Aksi tersebut menyasar sejumlah titik strategis, termasuk Kementerian Perhubungan, Istana Merdeka, dan Gedung DPR RI. Para pengemudi menuntut kejelasan regulasi dan keadilan dalam sistem kemitraan yang mereka nilai merugikan pihak pengemudi.
Salah satu tuntutan utama yang digaungkan adalah penetapan batas maksimal potongan biaya aplikasi sebesar 10%. Para pengemudi menilai potongan yang diberlakukan saat ini—yang berkisar antara 20% hingga 30%—sangat membebani penghasilan mereka, terutama di tengah meningkatnya biaya hidup dan harga bahan bakar.
Selain itu, massa aksi juga menuntut perbaikan sistem kemitraan antara pengemudi dan perusahaan aplikasi, peningkatan transparansi dalam penentuan tarif, penghentian pemutusan kemitraan secara sepihak, serta perlindungan hukum dan jaminan sosial bagi pengemudi.
Aksi ini berlangsung secara damai, namun mengakibatkan kemacetan di beberapa titik utama ibu kota. Aparat kepolisian tampak berjaga untuk mengamankan jalannya aksi dan mengatur arus lalu lintas. Perwakilan pengemudi juga telah menyerahkan dokumen tuntutan kepada pihak-pihak terkait.

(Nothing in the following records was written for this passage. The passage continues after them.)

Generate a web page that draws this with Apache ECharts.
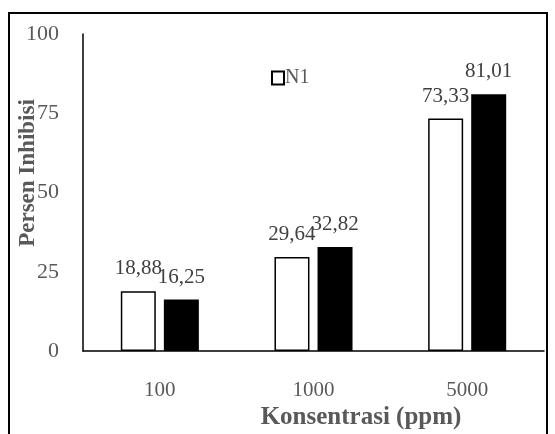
<!DOCTYPE html>
<html>
<head>
<meta charset="utf-8">
<script src="https://cdn.jsdelivr.net/npm/echarts@6/dist/echarts.min.js"></script>
<style>
  html, body { margin: 0; padding: 0; background: #fff; }
  #chart { width: 555px; height: 434px; }
</style>
</head>
<body>
<div id="chart"></div>
<script>
  // data
  var categories = ['100', '1000', '5000'];
  var n1 = [18.88, 29.64, 73.33];
  var n2 = [16.25, 32.82, 81.01];
  var legendNames = ['N1'];

  var serif = 'Liberation Serif';
  var fmt = function (p) {
    return p.value.toFixed(2).replace('.', ',');
  };

  var myChart = echarts.init(document.getElementById('chart'));
  var option = {
    backgroundColor: '#fff',
    animation: false,
    grid: { left: 83, top: 34, width: 461, height: 317 },
    legend: {
      data: legendNames,
      icon: 'rect',
      left: 266,
      top: 63,
      itemWidth: 12,
      itemHeight: 13,
      itemGap: 2,
      textStyle: { fontFamily: serif, fontSize: 20, color: '#595959', padding: [0, 0, 0, -4] }
    },
    xAxis: {
      type: 'category',
      data: categories,
      axisLine: { lineStyle: { color: '#000', width: 1.5 } },
      axisTick: { show: false },
      axisLabel: { margin: 29, fontFamily: serif, fontSize: 21, color: '#595959' }
    },
    yAxis: {
      type: 'value',
      min: 0,
      max: 100,
      interval: 25,
      splitLine: { show: false },
      axisLine: { show: true, lineStyle: { color: '#000', width: 1.5 } },
      axisTick: { show: false },
      axisLabel: { margin: 24, fontFamily: serif, fontSize: 22, color: '#595959' }
    },
    series: [{
      name: 'N1',
      type: 'bar',
      data: n1,
      barWidth: 35,
      barGap: '23%',
      itemStyle: { color: '#fff', borderColor: '#000', borderWidth: 1.5 },
      label: { show: true, position: 'top', distance: 12, formatter: fmt,
        fontFamily: serif, fontSize: 21, color: '#404040' }
    }, {
      name: 'N2',
      type: 'bar',
      data: n2,
      barWidth: 35,
      itemStyle: { color: '#000' },
      label: { show: true, position: 'top', distance: 12, formatter: fmt,
        fontFamily: serif, fontSize: 21, color: '#404040' }
    }],
    graphic: [{
      type: 'rect',
      shape: { x: 9, y: 13, width: 538, height: 440 },
      style: { fill: 'none', stroke: '#000', lineWidth: 2 }
    }, {
      type: 'text',
      x: 28, y: 173,
      rotation: Math.PI / 2,
      style: { text: 'Persen Inhibisi', fontFamily: serif, fontWeight: 'bold', fontSize: 23,
        fill: '#595959', align: 'center', verticalAlign: 'middle' }
    }, {
      type: 'text',
      x: 361, y: 418,
      style: { text: 'Konsentrasi (ppm)', fontFamily: serif, fontWeight: 'bold', fontSize: 25,
        fill: '#595959', align: 'center', verticalAlign: 'middle' }
    }]
  };
  myChart.setOption(option);
</script>
</body>
</html>
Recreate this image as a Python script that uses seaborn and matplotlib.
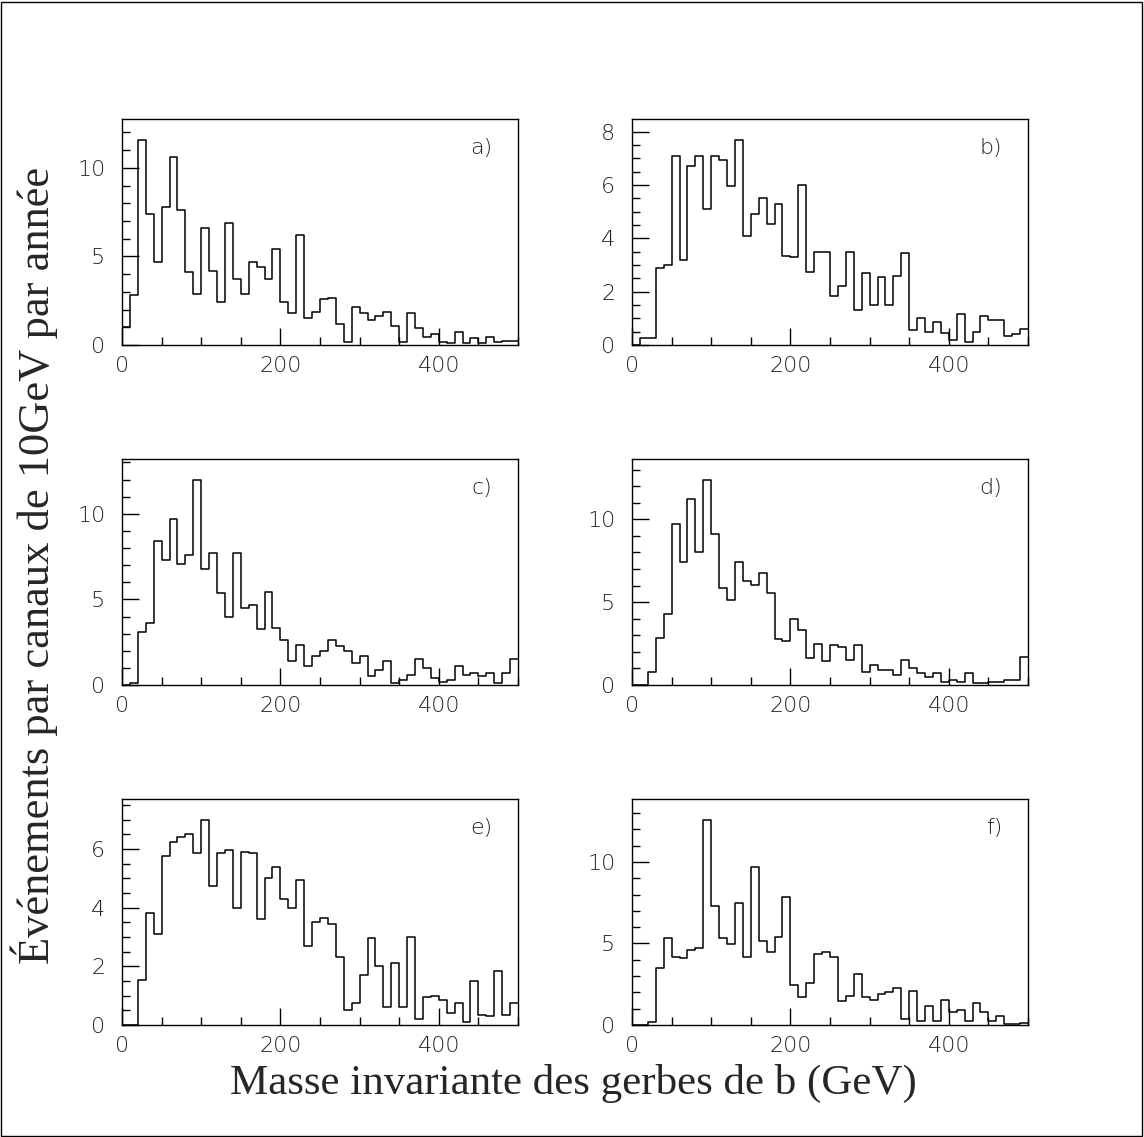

Namun demikian, tidak semua pengemudi ojol ikut serta dalam aksi ini. Sebagian pengemudi memilih tetap bekerja seperti biasa dengan pertimbangan kebutuhan ekonomi harian. Meski demikian, mereka juga menyuarakan keluhan yang sama.
Menariknya, selama aksi berlangsung, para pengemudi yang tetap beroperasi melaporkan adanya peningkatan order fiktif, yakni pesanan palsu yang tidak bisa diselesaikan. Hal ini menambah beban kerja dan ketidakpastian pendapatan bagi mereka yang tidak mengikuti aksi. Beberapa pengemudi menduga order fiktif tersebut dilakukan oleh oknum sebagai bentuk sabotase terhadap operasional mereka.
Menanggapi aksi ini, pihak Kementerian Perhubungan menyatakan akan menampung aspirasi pengemudi ojol dan melakukan koordinasi dengan perusahaan aplikasi. Pemerintah mengaku akan meninjau kembali regulasi yang mengatur kemitraan antara pengemudi dan platform digital untuk menciptakan sistem yang lebih adil dan transparan.
Aksi 205 ini mencerminkan kian mendesaknya perbaikan sistem transportasi daring di Indonesia. Dengan jutaan pengemudi yang bergantung pada penghasilan harian, suara mereka menjadi penting untuk didengar demi terciptanya ekosistem transportasi digital yang lebih manusiawi dan berkelanjutan.